IntelliJ IDEA 2020.3 EAP7: New UX for Extract Method Refactoring, Kubernetes Updates, SSR for Kotlin, and More
We’ve already covered many of the most prominent features that you will use in IntelliJ IDEA 2020.3 in previous EAP blog posts. However, we still have some more in store for you. In this blog post, you will discover a new UX for the Extract Method refactoring, learn how to open any file in IntelliJ IDEA by default, and get to know what’s new in IntelliJ IDEA for Kubernetes.
We invite you to test out all the new features by downloading the EAP from our website, installing it using the free Toolbox App, or updating to this latest EAP using snaps if you’re an Ubuntu user.
New Extract Method layout
We’ve updated the UX for the Extract Method refactoring to make it faster and more accessible. When you select a code fragment you want to extract and press ⌥⌘M or select Refactor / Extract/Introduce / Method…, the IDE will refactor it immediately without displaying a dialog window.
After performing this refactoring, you can click the gear icon next to the method name and select additional settings in the drop-down list. If your method is extracted far from the initial location, it will be preserved in a separate frame. You can click on this frame to navigate back to the original code.
Kubernetes (Ultimate Edition)
You can now download your pod logs to work with them locally – select a pod and click the Download Log button in the left pane of the Services tool window. The IDE will then open the downloaded pod in the editor.
By default, your pods will be saved to Scratches and Consoles | Kubernetes Files | “context” | “namespace” | pods.
There are several settings you can edit to customize the download process.
You can specify the download path for pod logs by going to Preferences / Settings | Build, Execution, Deployment | Kubernetes and changing it in the Pod Logs section. Notice that “context” | “namespace” | pods will be added to the specified path automatically.
You can also choose to specify the path every time a download commences. In this case, the logs will be saved to the exact location that you specify.

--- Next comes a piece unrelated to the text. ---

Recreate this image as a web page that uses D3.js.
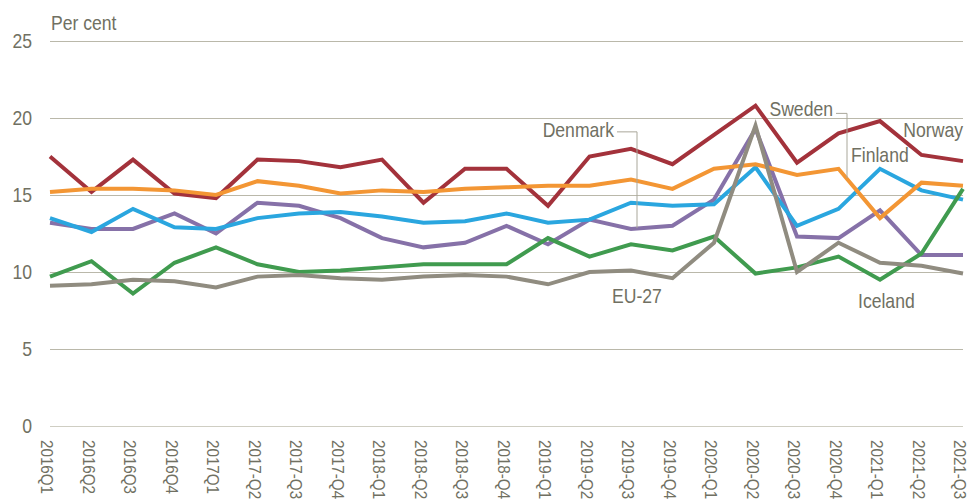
<!DOCTYPE html>
<html><head><meta charset="utf-8">
<script src="https://cdn.jsdelivr.net/npm/d3@7"></script>
<style>
html,body{margin:0;padding:0;background:#fff;}
svg text{font-family:"Liberation Sans",Arial,sans-serif;fill:#707062;}
</style></head>
<body><svg id="c" width="973" height="504"></svg>
<script>
const quarters = ["2016Q1","2016Q2","2016Q3","2016Q4","2017Q1","2017-Q2","2017-Q3","2017-Q4","2018-Q1","2018-Q2","2018-Q3","2018-Q4","2019-Q1","2019-Q2","2019-Q3","2019-Q4","2020-Q1","2020-Q2","2020-Q3","2020-Q4","2021-Q1","2021-Q2","2021-Q3"];
const norway  = [17.5,15.2,17.3,15.1,14.8,17.3,17.2,16.8,17.3,14.5,16.7,16.7,14.3,17.5,18.0,17.0,18.9,20.8,17.1,19.0,19.8,17.6,17.2];
const sweden  = [15.2,15.4,15.4,15.3,15.0,15.9,15.6,15.1,15.3,15.2,15.4,15.5,15.6,15.6,16.0,15.4,16.7,17.0,16.3,16.7,13.5,15.8,15.6];
const finland = [13.5,12.6,14.1,12.9,12.8,13.5,13.8,13.9,13.6,13.2,13.3,13.8,13.2,13.4,14.5,14.3,14.4,16.8,13.0,14.1,16.7,15.3,14.7];
const denmark = [13.2,12.8,12.8,13.8,12.5,14.5,14.3,13.5,12.2,11.6,11.9,13.0,11.8,13.4,12.8,13.0,14.7,19.3,12.3,12.2,14.0,11.1,11.1];
const iceland = [9.7,10.7,8.6,10.6,11.6,10.5,10.0,10.1,10.3,10.5,10.5,10.5,12.2,11.0,11.8,11.4,12.3,9.9,10.3,11.0,9.5,11.2,15.4];
const eu27    = [9.1,9.2,9.5,9.4,9.0,9.7,9.8,9.6,9.5,9.7,9.8,9.7,9.2,10.0,10.1,9.6,11.9,19.5,10.0,11.9,10.6,10.4,9.9];
const yTicks  = [0,5,10,15,20,25];

const series = [
  {name:"Norway",  values:norway,  color:"#a3323b"},
  {name:"Denmark", values:denmark, color:"#8671a8"},
  {name:"Finland", values:finland, color:"#2aa6df"},
  {name:"Sweden",  values:sweden,  color:"#f39634"},
  {name:"Iceland", values:iceland, color:"#409b4f"},
  {name:"EU-27",   values:eu27,    color:"#908c80"}
];

const svg = d3.select("#c");
const x = d3.scalePoint().domain(quarters).range([50,963]);
const y = d3.scaleLinear().domain([0,25]).range([426,41]);
const SX = 0.88;

// gridlines
svg.append("g").selectAll("line").data(yTicks).join("line")
  .attr("x1",50).attr("x2",963)
  .attr("y1",d=>Math.round(y(d))+0.5).attr("y2",d=>Math.round(y(d))+0.5)
  .attr("stroke",d=>d===0?"#cfcec3":"#bab8aa").attr("stroke-width",1);

// y tick labels
svg.append("g").selectAll("text").data(yTicks).join("text")
  .attr("transform",d=>`translate(32,${y(d)}) scale(${SX},1)`).attr("dy","0.36em")
  .attr("text-anchor","end").style("font-size","20px").text(d=>d);

svg.append("text").attr("transform",`translate(51,30) scale(${SX},1)`)
  .style("font-size","20px").text("Per cent");

// x labels
svg.append("g").selectAll("text").data(quarters).join("text")
  .attr("transform",d=>`translate(${x(d)-3},440) rotate(90) scale(0.95,1)`)
  .attr("dy","0.35em").style("font-size","16px").text(d=>d);

// lines
const line = d3.line().x((d,i)=>x(quarters[i])).y(d=>y(d));
svg.append("g").selectAll("path").data(series).join("path")
  .attr("d",d=>line(d.values)).attr("fill","none")
  .attr("stroke",d=>d.color).attr("stroke-width",4)
  .attr("stroke-linejoin","miter").attr("stroke-linecap","butt");

// labels
const lab = (t,q,v,anchor,dx)=>svg.append("text")
  .attr("transform",`translate(${x(q)+dx},${y(v)}) scale(${SX},1)`)
  .attr("text-anchor",anchor).style("font-size","20px").text(t);
lab("Denmark","2019-Q3",18.77,"end",-17);
lab("Sweden","2020-Q4",20.1,"end",-5.5);
lab("Finland","2021-Q1",17.15,"start",-29);
lab("Norway","2021-Q3",18.77,"end",0);
lab("EU-27","2019-Q3",8.0,"start",-19);
lab("Iceland","2021-Q1",7.65,"start",-22);

// leaders
const leader = (q,dx,vTop,vBot,len)=>{
  const lx = x(q)+dx;
  svg.append("path").attr("fill","none").attr("stroke","#a9a79a").attr("stroke-width",1)
    .attr("d",`M${lx-len},${y(vTop)}H${lx}V${y(vBot)}`);
};
leader("2019-Q3",6,19.1,12.85,20);
leader("2020-Q4",8.5,20.3,16.1,11);
</script></body></html>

Another option in this section allows you to version your logs. If you tick the Append timestamp to pod log name when download checkbox, then each downloaded pod log will be saved separately with a timestamp in the file name. If this checkbox is clear, the IDE will overwrite the log with each new download.
It is now possible to quickly delete any of your Kubernetes resources, either by clicking the garbage bin icon in the left pane of the Services tool window or by selecting Delete Resource from the context menu.
Open Console and Run Shell
You can connect containers that include consoles via Open Console, which you can invoke from the context menu or by clicking the Open Console button in the Services tool window.
If you want to launch Shell for a pod container, select Run Shell from the context menu or click the Run Shell button in the left pane of the Services tool window. The launched shell will then open in a new tab.
You can click the tools icon in the left pane of the Services tool window for quick access to Kubernetes settings. In the Pod Shell section, define which command to use for running a shell inside a container (by default, it is /bin/bash) and choose whether you want to apply this command to all projects or just to the current one.
Load CRDs from Kubernetes
Your CRD schemas provide a set of rules for creating Kubernetes resources. Currently, it is possible to load CRDs from files or from URLs. This is great, but CRDs can vary by cluster or context. For example, you can have three contexts with three different clusters. These clusters do not have the same CRDs, and they may have different versions as well.
In v2020.3, we’ve implemented a solution for such cases. In Preferences / Settings | Languages & Frameworks | Kubernetes, you can select the Use API schema from an active cluster checkbox to automatically load CRD schemas from an active cluster, if there are any.
Structural search and replace
In IntelliJ IDEA 2020.3 EAP7, we’ve introduced support for structural search and replace (SSR) actions for Kotlin. These allow you to find and replace code patterns, taking the syntax and semantics of the source code into account.
To invoke the Structural Search dialog, go to Edit | Find | Search Structurally…. Make sure that you have selected Kotlin as the file type. You can then write a search template or choose Existing Templates… by clicking the tools icon in the top right corner.
You can add filters for variables to narrow down your search. The following example demonstrates how to apply the Type filter:
And here is how the Text filter works:
Improved support of .editorconfig
The Kotlin plugin API fully supports an .editorconfig file that keeps your code formatting settings.
Now you can open a file in a preview tab with a single click. To enable this feature, click the gear icon in the Project view and select both Enable Preview Tab and Open Files with Single Click. If you start editing a file opened in this way, it will cease to be a preview and will become an ordinary file.
Setting IntelliJ IDEA as the default application for opening files
Starting with v2020.3, you can make IntelliJ IDEA a default application for opening files. Go to Preferences | Settings / Editor / File Types and click the Associate file types with IntelliJ IDEA… button. In the dialog, select the extensions for files you wish to open in IntelliJ IDEA and click OK.
On macOS you have to restart your computer for changes to be applied.
The selected file extension associations will remain unchanged when you upgrade to a newer version of your IDE.